Bloody Thursday, San Francisco, West Cost Ports Strike, 1934 |
Dockworkers
from Massachusetts to Texas are threatening to strike on Sunday, in what would
be the first East Coast port shut down since 1977, a two-month work stoppage
that cost retailers billions of dollars (see New York Times). The threat has so worried the
corporate bosses that they are demanding Obama block the strike by invoking
the Taft-Hartley Act, as Bush did in 2002 to end a West Coast port strike.
The anti-labor
Taft-Hartley Act, which passed in 1947, banned the General Strike, solidarity
or sympathy strikes, and secondary boycotts. It prohibited closed union shops
and opened the door to “right-to-work” legislation. President Truman, whose
veto was overridden, called it an “intrusion on free
speech.” The law also permits the president to obtain a strike-breaking
injunction by claiming that national security is threatened by the strike,
which is what corporate leaders want Obama to do.
Many believe
that Obama will resist these demands because of his supposed strong ties to the
labor movement, pointing to his hands off response to the recent Chicago
teachers strike as evidence. However, Obama did not need to intervene in
Chicago. His crony Rahm Emanuel applied plenty of pressure on the union,
including the threat of obtaining an injunction against the strike.
Furthermore, the AFT
has consistently served Obama votes (also see here), stymied
strikes and brokered
sellout contract deals (also see here)
that have shoved his corporate “reform” policies down the throats of teachers.

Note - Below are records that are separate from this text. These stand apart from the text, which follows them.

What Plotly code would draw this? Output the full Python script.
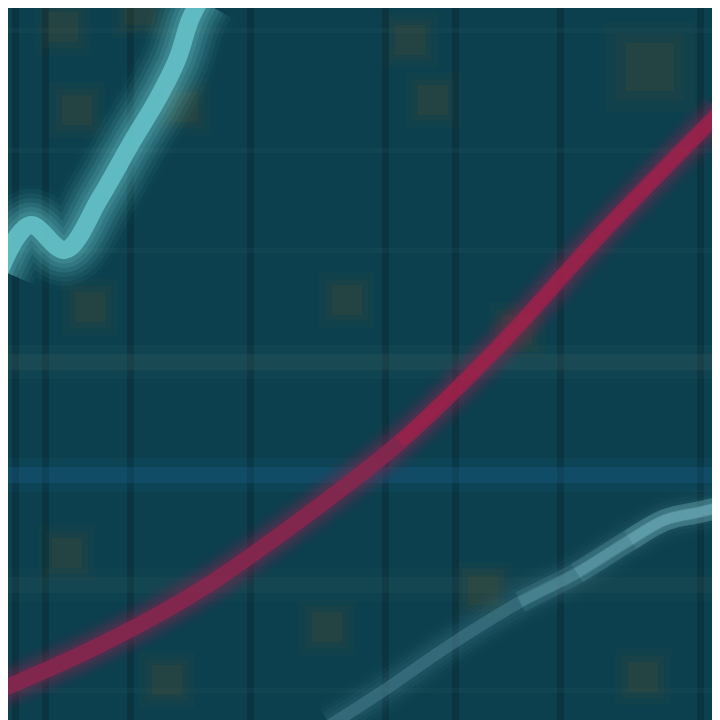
import plotly.graph_objects as go

# --- data (coordinate space matches window pixels, y measured from top) ---
cyan_x = [0, 30, 65, 100, 133, 157, 177, 190, 200]
cyan_y = [270, 225, 250, 198, 140, 100, 60, 20, 0]

red_x = [0, 100, 200, 300, 400, 500, 600, 720]
red_y = [690, 645, 590, 520, 442, 345, 235, 112]

pale_x = [330, 380, 450, 520, 577, 630, 665, 700, 730]
pale_y = [725, 693, 645, 602, 573, 540, 520, 512, 505]
pale_boost_from = [3, 4, 5]  # index into pale_x where extra brightness layers begin

sq_x = [63, 140, 77, 183, 90, 347, 410, 433, 650, 517, 67, 327, 167, 483, 643]
sq_y = [27, 10, 110, 107, 307, 300, 40, 100, 67, 330, 553, 627, 680, 590, 677]
sq_h = [1, 1, 1, 1, 1, 1, 1, 1, 1.6, 1, 1, 1, 1, 1, 1]

band_rows = [362, 475, 585]
band_rgb = ["60,100,100", "25,100,145", "55,95,95"]
band_alpha = [0.35, 0.45, 0.25]

vgrid = [15, 45, 130, 250, 385, 455, 560, 700]
hgrid = [30, 150, 250, 690]

fig = go.Figure()


def glow(x, y, rgb, core, alpha_core, layers=6, spread=10, shape="spline"):
    for i in range(layers, 0, -1):
        w = core + spread * i
        a = alpha_core * 0.22 * (1 - (i - 1) / layers)
        fig.add_trace(go.Scatter(x=x, y=y, mode="lines", line_shape=shape,
                                 line=dict(color=f"rgba({rgb},{a:.3f})", width=w),
                                 hoverinfo="skip"))
    fig.add_trace(go.Scatter(x=x, y=y, mode="lines", line_shape=shape,
                             line=dict(color=f"rgba({rgb},{alpha_core})", width=core),
                             hoverinfo="skip"))


# horizontal bands
for r, rgb, al in zip(band_rows, band_rgb, band_alpha):
    for w, f in [(34, 0.3), (16, 0.6)]:
        fig.add_trace(go.Scatter(x=[0, 730], y=[r, r], mode="lines",
                                 line=dict(color=f"rgba({rgb},{al * f:.3f})", width=w),
                                 hoverinfo="skip"))

# orange squares (soft)
for s, a in [(56, 0.07), (42, 0.11), (30, 0.17)]:
    fig.add_trace(go.Scatter(x=sq_x, y=sq_y, mode="markers",
                             marker=dict(symbol="square", size=[s * h for h in sq_h],
                                         color=f"rgba(120,85,30,{a})", line=dict(width=0)),
                             hoverinfo="skip"))

# pale line bottom right: dim base plus progressively brighter overlays toward the right
glow(pale_x, pale_y, "80,135,150", 12, 0.45, layers=5, spread=8)
for k in pale_boost_from:
    fig.add_trace(go.Scatter(x=pale_x[k:], y=pale_y[k:], mode="lines", line_shape="spline",
                             line=dict(color="rgba(130,195,205,0.12)", width=22), hoverinfo="skip"))
    fig.add_trace(go.Scatter(x=pale_x[k:], y=pale_y[k:], mode="lines", line_shape="spline",
                             line=dict(color="rgba(130,195,205,0.15)", width=10), hoverinfo="skip"))

# red curve
glow(red_x, red_y, "140,38,78", 16, 0.85, layers=5, spread=7)
fig.add_trace(go.Scatter(x=red_x[4:], y=red_y[4:], mode="lines", line_shape="spline",
                         line=dict(color="rgba(185,25,70,0.35)", width=12), hoverinfo="skip"))

# cyan line top left
glow(cyan_x, cyan_y, "105,200,205", 18, 0.8, layers=7, spread=9)

fig.update_layout(
    width=720, height=720,
    margin=dict(l=0, r=0, t=0, b=0),
    paper_bgcolor="#0c3d4b",
    plot_bgcolor="#0c404e",
    showlegend=False,
    xaxis=dict(range=[8, 728], tickvals=vgrid, showticklabels=False, zeroline=False,
               showgrid=True, gridcolor="rgba(5,35,45,0.4)", gridwidth=7, fixedrange=True),
    yaxis=dict(range=[728, 8], tickvals=hgrid, showticklabels=False, zeroline=False,
               showgrid=True, gridcolor="rgba(30,80,90,0.25)", gridwidth=5, fixedrange=True),
)

fig.write_html("out.html")
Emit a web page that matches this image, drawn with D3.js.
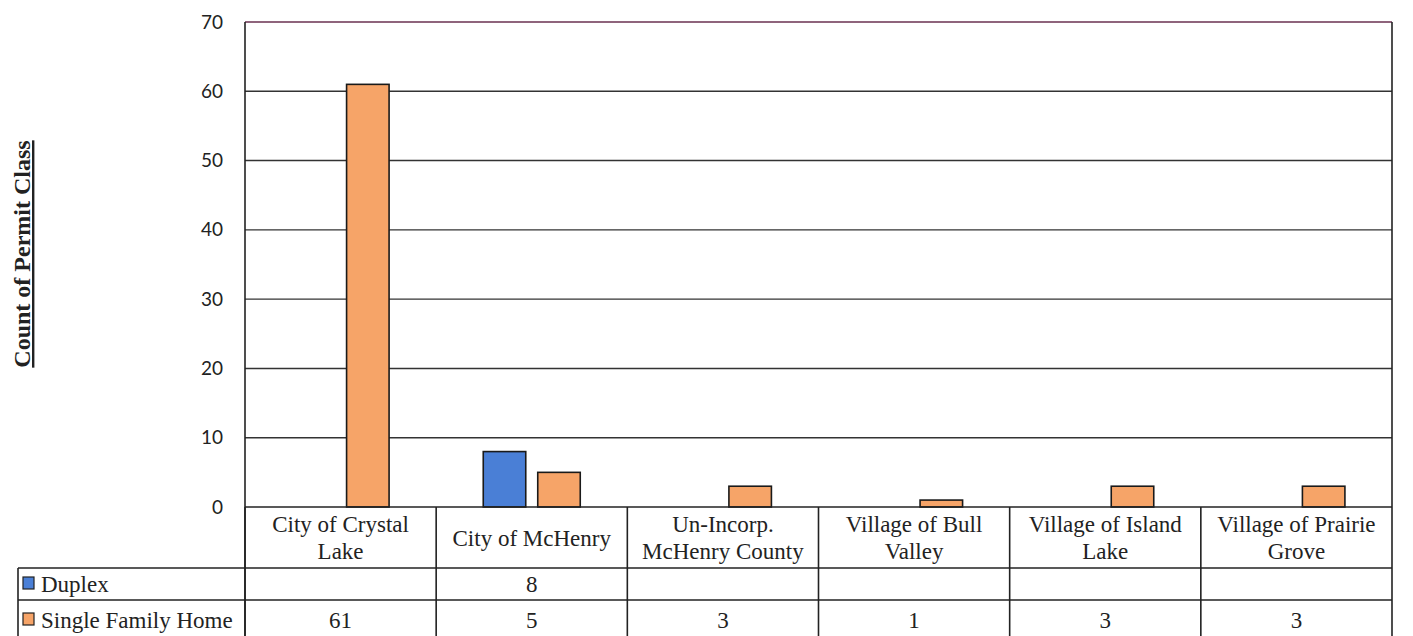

The contract that the Chicago Teachers Union finally accepted was no doubt due
in part to pressure from Randi Weingarten and the AFT, which had urged the
Chicago Teachers Union to avoid striking in the first place and which refused to support
the teachers with strike pay.
The ports
strike is substantially different than the Chicago teachers strike. Most
significantly, a shutdown of the schools has very modest and tangential impacts
on profits, while a port shut down is projected to cost retailers millions of
dollars a day and Obama’s allegiance to capital is far stronger than his ties
with labor. Retailers and other corporate leaders are further fanning the
flames by claiming that a port shut down could devastate the economy,
particularly in conjunction with the tax increases and spending cuts that will
come with the fiscal cliff or any compromises to avert it.
The East
Coast dock workers, who belong to the International Longshoremen’s Association
(in contrast to their fellow workers on the West Coast, who belong to the
ILWU), had been in contract negotiations for nine months, before talks fell
apart on December 18. One of the main sticking points is “container royalty
payments,” which the shipping companies want to freeze for current employees
and eliminate for future employees. These payments averaged $15,000 per
employee last year. Aside from the fact that this would lead to stagnation in
take-home pay, it would also hurt long-term organizing efforts and solidarity
by driving a wedge between old-timers and new members.
While long
shore unions are seen by many as among the strongest in the country, they have
been losing membership over the past 50 years just like most other unions.
These jobs have been lost primarily because of automation. New Jersey and New
York employed 35,000 longshoremen in the 1960s and today the number has
dwindled to 3,500. They are also far less militant than they were in the 1930s, when the ILWU emerged on the West Coast in the wake of a bloody 83-day strike that killed several longshoremen.
Engraved Billy Club from Battle of Smith Cove, Seattle (image from Wikipedia) |
Meanwhile,
on the West Coast, the ILWU voted Monday by 93.8% to reject the
Pacific Northwest Grain Handlers Association “last, best and final” offer. The
grain handlers association now plans to lock out the dockworkers and bring in
scabs. The Oregonian
reports that the owners of Portland, Vancouver and Puget Sound terminals have
spent months preparing for a battle on the waterfront, “lining up
troops and assets like chess pieces.”
The West Coast grain terminals implementing the lockout handle
25% of the U.S. grain and 50% of its wheat exports, according to the WSWS. Their
owners are demanding the same
concessions made by the ILWU in Longview, Washington to the EGT (Export
Grain Terminal). The EGT contract was a pretty mediocre deal for the Longview
dockworkers, particularly in light of the brutality
and repression they suffered by police during their struggle. However, the recent
vote indicates that the rest of the West Coast dockworkers are unwilling to
accept such losses to workplace rights and working conditions.